>>

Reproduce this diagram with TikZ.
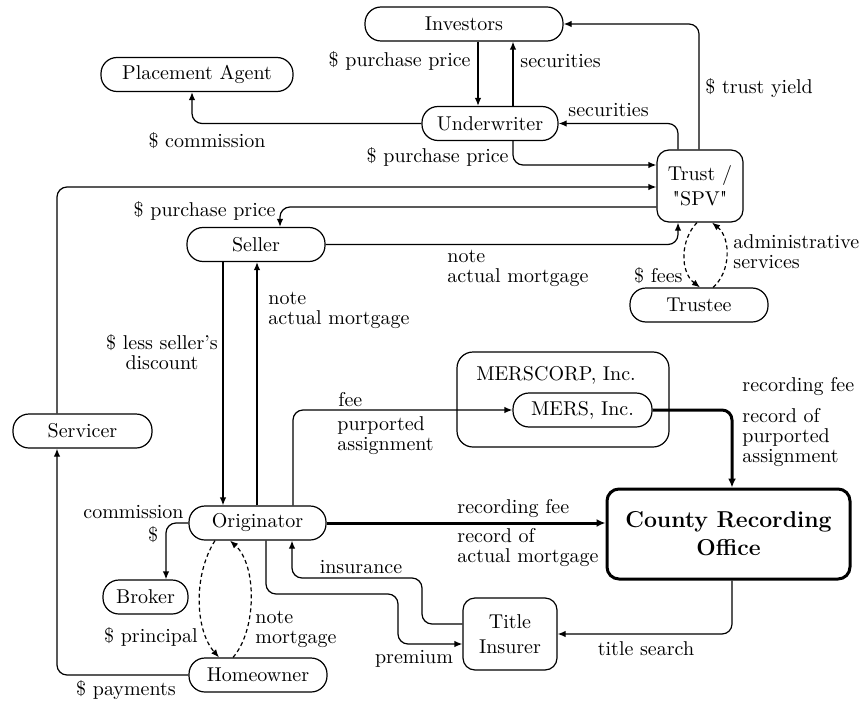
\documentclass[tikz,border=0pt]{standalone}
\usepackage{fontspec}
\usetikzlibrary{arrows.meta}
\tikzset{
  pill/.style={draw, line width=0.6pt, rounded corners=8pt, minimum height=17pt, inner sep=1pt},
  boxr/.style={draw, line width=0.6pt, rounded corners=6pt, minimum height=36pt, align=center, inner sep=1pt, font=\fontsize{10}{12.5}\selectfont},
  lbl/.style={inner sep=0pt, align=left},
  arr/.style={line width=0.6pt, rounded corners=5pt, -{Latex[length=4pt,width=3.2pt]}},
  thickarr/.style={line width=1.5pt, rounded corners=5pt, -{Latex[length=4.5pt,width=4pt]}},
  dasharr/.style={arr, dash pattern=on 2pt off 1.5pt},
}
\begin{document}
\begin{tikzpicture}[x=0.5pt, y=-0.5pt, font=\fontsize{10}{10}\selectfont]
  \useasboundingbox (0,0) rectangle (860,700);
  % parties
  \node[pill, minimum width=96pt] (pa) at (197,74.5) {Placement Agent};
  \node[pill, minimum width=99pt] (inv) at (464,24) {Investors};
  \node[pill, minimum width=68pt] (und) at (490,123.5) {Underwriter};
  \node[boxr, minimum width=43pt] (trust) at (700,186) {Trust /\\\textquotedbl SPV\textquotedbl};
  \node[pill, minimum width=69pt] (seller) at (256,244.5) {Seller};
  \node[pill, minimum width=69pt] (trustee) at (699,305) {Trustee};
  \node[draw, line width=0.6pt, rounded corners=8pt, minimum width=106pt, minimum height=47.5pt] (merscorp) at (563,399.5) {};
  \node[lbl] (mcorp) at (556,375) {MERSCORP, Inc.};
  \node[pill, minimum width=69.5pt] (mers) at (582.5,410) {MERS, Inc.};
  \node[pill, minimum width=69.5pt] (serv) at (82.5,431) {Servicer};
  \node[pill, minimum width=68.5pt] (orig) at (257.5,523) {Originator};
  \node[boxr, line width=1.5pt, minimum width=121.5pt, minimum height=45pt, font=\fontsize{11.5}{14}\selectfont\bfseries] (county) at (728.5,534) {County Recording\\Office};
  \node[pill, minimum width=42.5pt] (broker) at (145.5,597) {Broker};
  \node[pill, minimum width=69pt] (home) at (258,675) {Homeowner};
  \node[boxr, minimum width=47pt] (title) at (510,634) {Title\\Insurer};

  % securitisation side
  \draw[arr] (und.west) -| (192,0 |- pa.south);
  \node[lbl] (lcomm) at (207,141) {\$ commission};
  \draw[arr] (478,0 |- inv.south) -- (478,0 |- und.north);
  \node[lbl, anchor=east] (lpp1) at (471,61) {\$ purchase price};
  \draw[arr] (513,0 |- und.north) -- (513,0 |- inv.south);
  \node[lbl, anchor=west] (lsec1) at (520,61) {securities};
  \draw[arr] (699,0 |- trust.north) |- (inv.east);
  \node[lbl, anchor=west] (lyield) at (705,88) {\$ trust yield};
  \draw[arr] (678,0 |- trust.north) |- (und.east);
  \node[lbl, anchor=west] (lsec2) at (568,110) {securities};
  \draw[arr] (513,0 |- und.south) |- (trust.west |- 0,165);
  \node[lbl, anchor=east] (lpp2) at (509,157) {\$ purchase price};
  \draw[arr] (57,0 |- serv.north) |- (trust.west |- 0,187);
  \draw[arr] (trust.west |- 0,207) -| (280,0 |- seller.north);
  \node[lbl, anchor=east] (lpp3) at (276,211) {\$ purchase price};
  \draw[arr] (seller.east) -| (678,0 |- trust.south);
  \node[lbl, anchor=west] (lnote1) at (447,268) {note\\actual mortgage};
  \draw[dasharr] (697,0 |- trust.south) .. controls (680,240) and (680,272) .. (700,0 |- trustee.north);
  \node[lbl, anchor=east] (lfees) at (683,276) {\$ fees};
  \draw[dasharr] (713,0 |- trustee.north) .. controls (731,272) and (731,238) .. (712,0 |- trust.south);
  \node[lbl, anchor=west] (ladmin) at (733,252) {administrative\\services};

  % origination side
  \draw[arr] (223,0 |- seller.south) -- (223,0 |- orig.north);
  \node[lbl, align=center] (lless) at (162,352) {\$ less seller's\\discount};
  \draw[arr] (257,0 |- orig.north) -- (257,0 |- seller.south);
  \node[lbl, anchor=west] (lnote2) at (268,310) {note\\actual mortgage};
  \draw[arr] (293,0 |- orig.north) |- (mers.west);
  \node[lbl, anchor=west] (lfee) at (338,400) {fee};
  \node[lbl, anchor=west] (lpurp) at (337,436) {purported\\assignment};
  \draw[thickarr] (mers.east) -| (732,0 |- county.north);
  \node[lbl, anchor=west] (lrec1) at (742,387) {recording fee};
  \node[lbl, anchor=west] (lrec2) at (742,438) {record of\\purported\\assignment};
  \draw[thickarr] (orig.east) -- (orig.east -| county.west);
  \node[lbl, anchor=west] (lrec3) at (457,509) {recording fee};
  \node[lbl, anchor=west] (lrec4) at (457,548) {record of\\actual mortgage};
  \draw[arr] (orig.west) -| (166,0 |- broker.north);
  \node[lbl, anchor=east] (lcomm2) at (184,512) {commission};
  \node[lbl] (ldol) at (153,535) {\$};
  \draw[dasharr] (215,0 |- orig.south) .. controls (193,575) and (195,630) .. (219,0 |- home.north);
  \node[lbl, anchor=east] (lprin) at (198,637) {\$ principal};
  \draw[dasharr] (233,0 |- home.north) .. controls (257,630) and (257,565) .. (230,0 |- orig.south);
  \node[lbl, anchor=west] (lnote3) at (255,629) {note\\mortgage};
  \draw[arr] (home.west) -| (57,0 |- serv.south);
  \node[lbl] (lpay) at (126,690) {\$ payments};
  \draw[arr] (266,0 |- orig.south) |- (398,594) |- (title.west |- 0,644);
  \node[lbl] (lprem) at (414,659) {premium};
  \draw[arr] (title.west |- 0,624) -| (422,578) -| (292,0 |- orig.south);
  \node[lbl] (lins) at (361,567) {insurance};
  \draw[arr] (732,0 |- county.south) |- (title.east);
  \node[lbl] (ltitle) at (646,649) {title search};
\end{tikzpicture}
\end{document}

<<

• [WHAT IS NEEDED]: Write the full listing out again with every line unchanged, but include no pictures.

• [TASK ANSWER]:
Reproduce this diagram with TikZ.
\documentclass[tikz,border=0pt]{standalone}
\usepackage{fontspec}
\usetikzlibrary{arrows.meta}
\tikzset{
  pill/.style={draw, line width=0.6pt, rounded corners=8pt, minimum height=17pt, inner sep=1pt},
  boxr/.style={draw, line width=0.6pt, rounded corners=6pt, minimum height=36pt, align=center, inner sep=1pt, font=\fontsize{10}{12.5}\selectfont},
  lbl/.style={inner sep=0pt, align=left},
  arr/.style={line width=0.6pt, rounded corners=5pt, -{Latex[length=4pt,width=3.2pt]}},
  thickarr/.style={line width=1.5pt, rounded corners=5pt, -{Latex[length=4.5pt,width=4pt]}},
  dasharr/.style={arr, dash pattern=on 2pt off 1.5pt},
}
\begin{document}
\begin{tikzpicture}[x=0.5pt, y=-0.5pt, font=\fontsize{10}{10}\selectfont]
  \useasboundingbox (0,0) rectangle (860,700);
  % parties
  \node[pill, minimum width=96pt] (pa) at (197,74.5) {Placement Agent};
  \node[pill, minimum width=99pt] (inv) at (464,24) {Investors};
  \node[pill, minimum width=68pt] (und) at (490,123.5) {Underwriter};
  \node[boxr, minimum width=43pt] (trust) at (700,186) {Trust /\\\textquotedbl SPV\textquotedbl};
  \node[pill, minimum width=69pt] (seller) at (256,244.5) {Seller};
  \node[pill, minimum width=69pt] (trustee) at (699,305) {Trustee};
  \node[draw, line width=0.6pt, rounded corners=8pt, minimum width=106pt, minimum height=47.5pt] (merscorp) at (563,399.5) {};
  \node[lbl] (mcorp) at (556,375) {MERSCORP, Inc.};
  \node[pill, minimum width=69.5pt] (mers) at (582.5,410) {MERS, Inc.};
  \node[pill, minimum width=69.5pt] (serv) at (82.5,431) {Servicer};
  \node[pill, minimum width=68.5pt] (orig) at (257.5,523) {Originator};
  \node[boxr, line width=1.5pt, minimum width=121.5pt, minimum height=45pt, font=\fontsize{11.5}{14}\selectfont\bfseries] (county) at (728.5,534) {County Recording\\Office};
  \node[pill, minimum width=42.5pt] (broker) at (145.5,597) {Broker};
  \node[pill, minimum width=69pt] (home) at (258,675) {Homeowner};
  \node[boxr, minimum width=47pt] (title) at (510,634) {Title\\Insurer};

  % securitisation side
  \draw[arr] (und.west) -| (192,0 |- pa.south);
  \node[lbl] (lcomm) at (207,141) {\$ commission};
  \draw[arr] (478,0 |- inv.south) -- (478,0 |- und.north);
  \node[lbl, anchor=east] (lpp1) at (471,61) {\$ purchase price};
  \draw[arr] (513,0 |- und.north) -- (513,0 |- inv.south);
  \node[lbl, anchor=west] (lsec1) at (520,61) {securities};
  \draw[arr] (699,0 |- trust.north) |- (inv.east);
  \node[lbl, anchor=west] (lyield) at (705,88) {\$ trust yield};
  \draw[arr] (678,0 |- trust.north) |- (und.east);
  \node[lbl, anchor=west] (lsec2) at (568,110) {securities};
  \draw[arr] (513,0 |- und.south) |- (trust.west |- 0,165);
  \node[lbl, anchor=east] (lpp2) at (509,157) {\$ purchase price};
  \draw[arr] (57,0 |- serv.north) |- (trust.west |- 0,187);
  \draw[arr] (trust.west |- 0,207) -| (280,0 |- seller.north);
  \node[lbl, anchor=east] (lpp3) at (276,211) {\$ purchase price};
  \draw[arr] (seller.east) -| (678,0 |- trust.south);
  \node[lbl, anchor=west] (lnote1) at (447,268) {note\\actual mortgage};
  \draw[dasharr] (697,0 |- trust.south) .. controls (680,240) and (680,272) .. (700,0 |- trustee.north);
  \node[lbl, anchor=east] (lfees) at (683,276) {\$ fees};
  \draw[dasharr] (713,0 |- trustee.north) .. controls (731,272) and (731,238) .. (712,0 |- trust.south);
  \node[lbl, anchor=west] (ladmin) at (733,252) {administrative\\services};

  % origination side
  \draw[arr] (223,0 |- seller.south) -- (223,0 |- orig.north);
  \node[lbl, align=center] (lless) at (162,352) {\$ less seller's\\discount};
  \draw[arr] (257,0 |- orig.north) -- (257,0 |- seller.south);
  \node[lbl, anchor=west] (lnote2) at (268,310) {note\\actual mortgage};
  \draw[arr] (293,0 |- orig.north) |- (mers.west);
  \node[lbl, anchor=west] (lfee) at (338,400) {fee};
  \node[lbl, anchor=west] (lpurp) at (337,436) {purported\\assignment};
  \draw[thickarr] (mers.east) -| (732,0 |- county.north);
  \node[lbl, anchor=west] (lrec1) at (742,387) {recording fee};
  \node[lbl, anchor=west] (lrec2) at (742,438) {record of\\purported\\assignment};
  \draw[thickarr] (orig.east) -- (orig.east -| county.west);
  \node[lbl, anchor=west] (lrec3) at (457,509) {recording fee};
  \node[lbl, anchor=west] (lrec4) at (457,548) {record of\\actual mortgage};
  \draw[arr] (orig.west) -| (166,0 |- broker.north);
  \node[lbl, anchor=east] (lcomm2) at (184,512) {commission};
  \node[lbl] (ldol) at (153,535) {\$};
  \draw[dasharr] (215,0 |- orig.south) .. controls (193,575) and (195,630) .. (219,0 |- home.north);
  \node[lbl, anchor=east] (lprin) at (198,637) {\$ principal};
  \draw[dasharr] (233,0 |- home.north) .. controls (257,630) and (257,565) .. (230,0 |- orig.south);
  \node[lbl, anchor=west] (lnote3) at (255,629) {note\\mortgage};
  \draw[arr] (home.west) -| (57,0 |- serv.south);
  \node[lbl] (lpay) at (126,690) {\$ payments};
  \draw[arr] (266,0 |- orig.south) |- (398,594) |- (title.west |- 0,644);
  \node[lbl] (lprem) at (414,659) {premium};
  \draw[arr] (title.west |- 0,624) -| (422,578) -| (292,0 |- orig.south);
  \node[lbl] (lins) at (361,567) {insurance};
  \draw[arr] (732,0 |- county.south) |- (title.east);
  \node[lbl] (ltitle) at (646,649) {title search};
\end{tikzpicture}
\end{document}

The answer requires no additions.